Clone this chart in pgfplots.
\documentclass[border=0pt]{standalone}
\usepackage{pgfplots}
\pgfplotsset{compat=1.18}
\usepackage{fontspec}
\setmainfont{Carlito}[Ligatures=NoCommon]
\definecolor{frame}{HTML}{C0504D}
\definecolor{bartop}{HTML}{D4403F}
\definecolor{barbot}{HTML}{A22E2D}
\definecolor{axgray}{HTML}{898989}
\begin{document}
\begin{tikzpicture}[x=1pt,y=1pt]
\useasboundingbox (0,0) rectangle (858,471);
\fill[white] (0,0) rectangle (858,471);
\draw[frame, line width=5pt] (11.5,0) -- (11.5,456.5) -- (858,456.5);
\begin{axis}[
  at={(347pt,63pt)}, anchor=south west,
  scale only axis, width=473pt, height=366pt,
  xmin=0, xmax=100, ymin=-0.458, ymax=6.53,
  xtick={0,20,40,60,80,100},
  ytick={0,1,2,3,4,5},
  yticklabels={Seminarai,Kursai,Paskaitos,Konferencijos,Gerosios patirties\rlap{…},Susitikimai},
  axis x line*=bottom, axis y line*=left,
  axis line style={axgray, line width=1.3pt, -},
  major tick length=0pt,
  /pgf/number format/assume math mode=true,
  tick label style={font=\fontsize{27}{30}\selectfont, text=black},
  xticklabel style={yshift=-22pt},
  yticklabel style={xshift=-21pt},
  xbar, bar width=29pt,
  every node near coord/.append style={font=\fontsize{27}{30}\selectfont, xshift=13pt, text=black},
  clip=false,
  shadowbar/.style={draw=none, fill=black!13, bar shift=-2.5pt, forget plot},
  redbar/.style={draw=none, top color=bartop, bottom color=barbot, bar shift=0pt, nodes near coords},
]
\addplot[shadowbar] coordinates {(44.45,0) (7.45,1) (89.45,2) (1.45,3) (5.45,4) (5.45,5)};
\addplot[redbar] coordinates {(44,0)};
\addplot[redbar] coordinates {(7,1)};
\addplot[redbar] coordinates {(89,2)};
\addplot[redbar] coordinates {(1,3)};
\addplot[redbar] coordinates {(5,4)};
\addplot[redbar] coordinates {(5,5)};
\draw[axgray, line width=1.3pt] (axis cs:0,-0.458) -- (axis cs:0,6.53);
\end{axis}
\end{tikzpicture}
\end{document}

- _What the exercise asks_
Return the listing above word for word.

- _Worked solution_
Clone this chart in pgfplots.
\documentclass[border=0pt]{standalone}
\usepackage{pgfplots}
\pgfplotsset{compat=1.18}
\usepackage{fontspec}
\setmainfont{Carlito}[Ligatures=NoCommon]
\definecolor{frame}{HTML}{C0504D}
\definecolor{bartop}{HTML}{D4403F}
\definecolor{barbot}{HTML}{A22E2D}
\definecolor{axgray}{HTML}{898989}
\begin{document}
\begin{tikzpicture}[x=1pt,y=1pt]
\useasboundingbox (0,0) rectangle (858,471);
\fill[white] (0,0) rectangle (858,471);
\draw[frame, line width=5pt] (11.5,0) -- (11.5,456.5) -- (858,456.5);
\begin{axis}[
  at={(347pt,63pt)}, anchor=south west,
  scale only axis, width=473pt, height=366pt,
  xmin=0, xmax=100, ymin=-0.458, ymax=6.53,
  xtick={0,20,40,60,80,100},
  ytick={0,1,2,3,4,5},
  yticklabels={Seminarai,Kursai,Paskaitos,Konferencijos,Gerosios patirties\rlap{…},Susitikimai},
  axis x line*=bottom, axis y line*=left,
  axis line style={axgray, line width=1.3pt, -},
  major tick length=0pt,
  /pgf/number format/assume math mode=true,
  tick label style={font=\fontsize{27}{30}\selectfont, text=black},
  xticklabel style={yshift=-22pt},
  yticklabel style={xshift=-21pt},
  xbar, bar width=29pt,
  every node near coord/.append style={font=\fontsize{27}{30}\selectfont, xshift=13pt, text=black},
  clip=false,
  shadowbar/.style={draw=none, fill=black!13, bar shift=-2.5pt, forget plot},
  redbar/.style={draw=none, top color=bartop, bottom color=barbot, bar shift=0pt, nodes near coords},
]
\addplot[shadowbar] coordinates {(44.45,0) (7.45,1) (89.45,2) (1.45,3) (5.45,4) (5.45,5)};
\addplot[redbar] coordinates {(44,0)};
\addplot[redbar] coordinates {(7,1)};
\addplot[redbar] coordinates {(89,2)};
\addplot[redbar] coordinates {(1,3)};
\addplot[redbar] coordinates {(5,4)};
\addplot[redbar] coordinates {(5,5)};
\draw[axgray, line width=1.3pt] (axis cs:0,-0.458) -- (axis cs:0,6.53);
\end{axis}
\end{tikzpicture}
\end{document}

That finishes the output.